Exercise objective: Extract, in full, the lines below, beginning at the first and ending with the line that contains "odd_viscosity = [390]". Pictures do not belong in the copy.

Data section:

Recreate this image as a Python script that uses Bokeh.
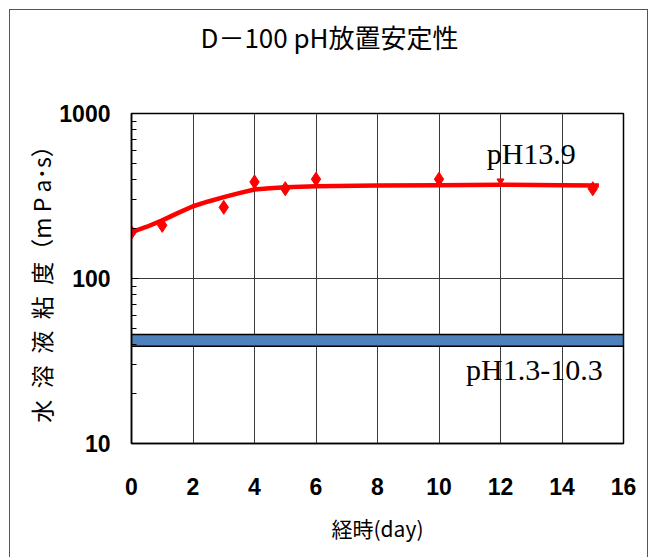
from bokeh.plotting import figure
from bokeh.models import FixedTicker, Range1d, Title
from bokeh.core.properties import value
from bokeh.embed import file_html
from bokeh.resources import INLINE

# ---- data ----
days = [0, 1, 3, 4, 5, 6, 10, 15]
viscosity = [190, 210, 270, 385, 350, 400, 400, 350]
odd_day = [12]
odd_viscosity = [390]

fit_days = [0, 0.5, 1, 1.5, 2, 2.5, 3, 3.5, 4, 4.5, 5, 6, 8, 10, 12, 14, 15.2]
fit_viscosity = [191, 206, 225, 249, 274, 293, 311, 329, 346, 352, 357, 362, 366, 368, 370, 368, 366]

band_days = [0, 16]
band_low = 38.8
band_high = 45.8

x_ticks = [0, 2, 4, 6, 8, 10, 12, 14, 16]
y_ticks = [10, 100, 1000]
y_minor = [20, 30, 40, 50, 60, 70, 80, 90, 200, 300, 400, 500, 600, 700, 800, 900]

labels = ["pH13.9", "pH1.3-10.3"]
label_x = [13, 13.1]
label_y = [570, 28]

title_text = "D－100 pH放置安定性"
x_title = "経時(day)"
y_title = "水\u2002溶\u2002液\u2002粘\u2002度（m P a･s）"

tick_font = "Liberation Sans"
cjk_font = "Noto Sans CJK JP"

p = figure(width=639, height=548, x_range=Range1d(0, 16), y_range=Range1d(10, 1000),
           y_axis_type="log", output_backend="svg", toolbar_location=None,
           min_border_left=121, min_border_right=26, min_border_top=103, min_border_bottom=115)
p.styles = {"margin-left": "9px", "margin-top": "9px",
            "border-left": "1px solid #555", "border-top": "1px solid #555",
            "border-right": "1px solid #555"}

p.title.text = ""
# spacer between frame and title (same font so its height is known)
p.add_layout(Title(text=" ", text_font=cjk_font, text_font_size="26px", standoff=20), "above")
p.add_layout(Title(text=title_text, text_font=cjk_font, text_font_size="26px",
                   text_font_style="normal", text_color="black", align="left",
                   offset=69, standoff=0), "above")

# band
p.quad(left=[band_days[0]], right=[band_days[1]], bottom=[band_low], top=[band_high],
       fill_color="#4F81BD", line_color="black", line_width=1.5)

# fit curve
p.line(fit_days, fit_viscosity, line_color="#FF0000", line_width=4.5)
# points
p.scatter(days, viscosity, marker="diamond", size=14, fill_color="#FF0000", line_color="#FF0000")
p.scatter(odd_day, odd_viscosity, marker="inverted_triangle", size=7, fill_color="#FF0000", line_color="#FF0000")

p.text(x=label_x, y=label_y, text=labels, text_font=value("Liberation Serif"),
       text_font_size="30px", text_align="center", text_baseline="alphabetic", text_color="black")

# axes
p.xaxis.ticker = FixedTicker(ticks=x_ticks)
p.yaxis.ticker = FixedTicker(ticks=y_ticks, minor_ticks=y_minor)
p.yaxis.major_label_overrides = {t: str(t) for t in y_ticks}

for ax in (p.xaxis[0], p.yaxis[0]):
    ax.major_label_text_font = tick_font
    ax.major_label_text_font_style = "bold"
    ax.major_label_text_font_size = "23px"
    ax.major_label_text_color = "black"
    ax.axis_line_color = "black"
    ax.axis_line_width = 1.5
    ax.major_tick_out = 0
    ax.minor_tick_out = 0
    ax.axis_label_text_font = cjk_font
    ax.axis_label_text_font_style = "normal"
    ax.axis_label_text_color = "black"

p.xaxis.major_tick_in = 0
p.xaxis.minor_tick_in = 0
p.xaxis.major_label_standoff = 34
p.xaxis.axis_label = x_title
p.xaxis.axis_label_text_font_size = "21px"
p.xaxis.axis_label_standoff = 15

p.yaxis.major_tick_in = 7
p.yaxis.minor_tick_in = 5
p.yaxis.major_tick_line_color = "black"
p.yaxis.minor_tick_line_color = "black"
p.yaxis.major_label_standoff = 21
p.yaxis.axis_label = y_title
p.yaxis.axis_label_text_font_size = "23px"
p.yaxis.axis_label_standoff = -2

p.xgrid.ticker = FixedTicker(ticks=x_ticks)
p.ygrid.ticker = FixedTicker(ticks=y_ticks)
p.grid.grid_line_color = "#3a3a3a"
p.grid.grid_line_width = 1
p.grid.minor_grid_line_color = None

p.outline_line_color = "black"
p.outline_line_width = 1.5
p.background_fill_color = "white"
p.border_fill_color = "white"

open("out.html", "w").write(file_html(p, INLINE))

Solution:
Recreate this image as a Python script that uses Bokeh.
from bokeh.plotting import figure
from bokeh.models import FixedTicker, Range1d, Title
from bokeh.core.properties import value
from bokeh.embed import file_html
from bokeh.resources import INLINE

# ---- data ----
days = [0, 1, 3, 4, 5, 6, 10, 15]
viscosity = [190, 210, 270, 385, 350, 400, 400, 350]
odd_day = [12]
odd_viscosity = [390]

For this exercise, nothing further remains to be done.